** Start **
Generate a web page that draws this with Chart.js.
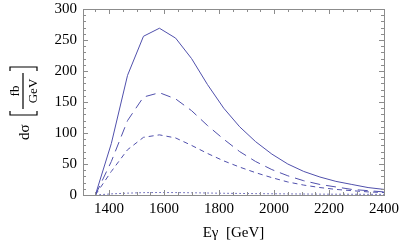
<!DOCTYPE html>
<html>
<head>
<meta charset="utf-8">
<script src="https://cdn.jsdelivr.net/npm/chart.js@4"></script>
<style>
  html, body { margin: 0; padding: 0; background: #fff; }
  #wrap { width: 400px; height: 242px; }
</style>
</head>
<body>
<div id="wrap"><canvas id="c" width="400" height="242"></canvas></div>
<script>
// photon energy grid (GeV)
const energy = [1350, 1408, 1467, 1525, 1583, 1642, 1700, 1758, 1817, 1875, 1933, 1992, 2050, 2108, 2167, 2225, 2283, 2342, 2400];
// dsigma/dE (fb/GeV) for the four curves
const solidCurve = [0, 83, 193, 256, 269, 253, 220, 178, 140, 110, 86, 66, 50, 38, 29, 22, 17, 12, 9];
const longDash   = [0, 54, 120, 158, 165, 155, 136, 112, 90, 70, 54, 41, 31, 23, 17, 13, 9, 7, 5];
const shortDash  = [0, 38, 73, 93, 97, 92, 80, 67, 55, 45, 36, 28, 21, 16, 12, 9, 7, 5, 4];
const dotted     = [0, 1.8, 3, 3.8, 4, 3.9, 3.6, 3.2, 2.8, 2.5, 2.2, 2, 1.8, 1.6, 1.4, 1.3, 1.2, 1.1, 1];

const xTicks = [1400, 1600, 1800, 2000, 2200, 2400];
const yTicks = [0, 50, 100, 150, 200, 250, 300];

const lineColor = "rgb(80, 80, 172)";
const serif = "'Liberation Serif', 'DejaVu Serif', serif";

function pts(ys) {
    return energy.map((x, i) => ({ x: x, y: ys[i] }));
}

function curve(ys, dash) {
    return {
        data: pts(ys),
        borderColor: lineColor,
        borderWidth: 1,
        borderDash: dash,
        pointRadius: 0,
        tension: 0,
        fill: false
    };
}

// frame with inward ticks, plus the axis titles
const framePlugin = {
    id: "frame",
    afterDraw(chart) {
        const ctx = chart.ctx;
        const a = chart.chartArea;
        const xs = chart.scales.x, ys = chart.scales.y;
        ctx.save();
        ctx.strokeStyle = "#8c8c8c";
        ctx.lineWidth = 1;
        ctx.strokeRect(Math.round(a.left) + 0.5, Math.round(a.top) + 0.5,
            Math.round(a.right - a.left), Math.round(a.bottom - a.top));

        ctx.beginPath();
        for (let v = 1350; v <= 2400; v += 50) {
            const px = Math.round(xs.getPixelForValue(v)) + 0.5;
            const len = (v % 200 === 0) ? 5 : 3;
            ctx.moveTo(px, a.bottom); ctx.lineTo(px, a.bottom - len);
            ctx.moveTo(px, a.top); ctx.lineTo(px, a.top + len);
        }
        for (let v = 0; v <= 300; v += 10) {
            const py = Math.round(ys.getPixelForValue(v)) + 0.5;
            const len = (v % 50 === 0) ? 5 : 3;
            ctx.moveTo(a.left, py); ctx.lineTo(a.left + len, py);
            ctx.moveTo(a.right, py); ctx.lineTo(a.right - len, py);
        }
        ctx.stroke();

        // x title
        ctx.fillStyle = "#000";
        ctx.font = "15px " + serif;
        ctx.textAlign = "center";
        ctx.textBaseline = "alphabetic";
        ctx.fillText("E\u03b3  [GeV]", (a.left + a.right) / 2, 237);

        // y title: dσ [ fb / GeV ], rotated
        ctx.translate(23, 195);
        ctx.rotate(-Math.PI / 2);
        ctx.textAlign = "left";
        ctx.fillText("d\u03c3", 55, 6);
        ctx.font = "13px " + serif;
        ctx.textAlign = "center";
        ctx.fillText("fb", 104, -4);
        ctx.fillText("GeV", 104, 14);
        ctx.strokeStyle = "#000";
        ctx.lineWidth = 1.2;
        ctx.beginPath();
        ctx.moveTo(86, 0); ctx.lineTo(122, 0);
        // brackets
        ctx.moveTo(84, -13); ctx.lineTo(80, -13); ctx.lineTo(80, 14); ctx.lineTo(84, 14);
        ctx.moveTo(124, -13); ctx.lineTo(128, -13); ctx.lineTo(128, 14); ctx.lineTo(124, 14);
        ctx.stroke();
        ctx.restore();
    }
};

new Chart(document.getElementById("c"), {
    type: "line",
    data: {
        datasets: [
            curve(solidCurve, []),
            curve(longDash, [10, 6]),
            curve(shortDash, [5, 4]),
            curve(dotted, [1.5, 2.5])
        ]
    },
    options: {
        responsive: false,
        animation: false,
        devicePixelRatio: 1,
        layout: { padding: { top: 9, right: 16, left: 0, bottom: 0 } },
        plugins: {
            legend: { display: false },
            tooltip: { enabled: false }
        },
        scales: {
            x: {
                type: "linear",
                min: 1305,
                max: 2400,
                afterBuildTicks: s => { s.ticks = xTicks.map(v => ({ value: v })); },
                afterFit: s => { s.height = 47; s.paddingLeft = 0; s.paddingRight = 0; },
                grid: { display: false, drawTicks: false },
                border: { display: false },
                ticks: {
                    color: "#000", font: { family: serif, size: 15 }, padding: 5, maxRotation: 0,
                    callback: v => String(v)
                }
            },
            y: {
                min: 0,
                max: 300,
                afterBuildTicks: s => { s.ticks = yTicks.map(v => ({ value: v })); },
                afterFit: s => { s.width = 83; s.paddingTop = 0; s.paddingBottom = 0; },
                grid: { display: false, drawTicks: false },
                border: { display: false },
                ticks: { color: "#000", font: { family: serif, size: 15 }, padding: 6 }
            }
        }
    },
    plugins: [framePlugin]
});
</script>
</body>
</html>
** End **
▶ [Given exercise]: Skip the pictures, please, and transcribe only the lines from the beginning of the material through the one that contains "const yTicks = [0, 50, 100, 150, 200, 250, 300];".

▶ [Exercise response]:
Generate a web page that draws this with Chart.js.
<!DOCTYPE html>
<html>
<head>
<meta charset="utf-8">
<script src="https://cdn.jsdelivr.net/npm/chart.js@4"></script>
<style>
  html, body { margin: 0; padding: 0; background: #fff; }
  #wrap { width: 400px; height: 242px; }
</style>
</head>
<body>
<div id="wrap"><canvas id="c" width="400" height="242"></canvas></div>
<script>
// photon energy grid (GeV)
const energy = [1350, 1408, 1467, 1525, 1583, 1642, 1700, 1758, 1817, 1875, 1933, 1992, 2050, 2108, 2167, 2225, 2283, 2342, 2400];
// dsigma/dE (fb/GeV) for the four curves
const solidCurve = [0, 83, 193, 256, 269, 253, 220, 178, 140, 110, 86, 66, 50, 38, 29, 22, 17, 12, 9];
const longDash   = [0, 54, 120, 158, 165, 155, 136, 112, 90, 70, 54, 41, 31, 23, 17, 13, 9, 7, 5];
const shortDash  = [0, 38, 73, 93, 97, 92, 80, 67, 55, 45, 36, 28, 21, 16, 12, 9, 7, 5, 4];
const dotted     = [0, 1.8, 3, 3.8, 4, 3.9, 3.6, 3.2, 2.8, 2.5, 2.2, 2, 1.8, 1.6, 1.4, 1.3, 1.2, 1.1, 1];

const xTicks = [1400, 1600, 1800, 2000, 2200, 2400];
const yTicks = [0, 50, 100, 150, 200, 250, 300];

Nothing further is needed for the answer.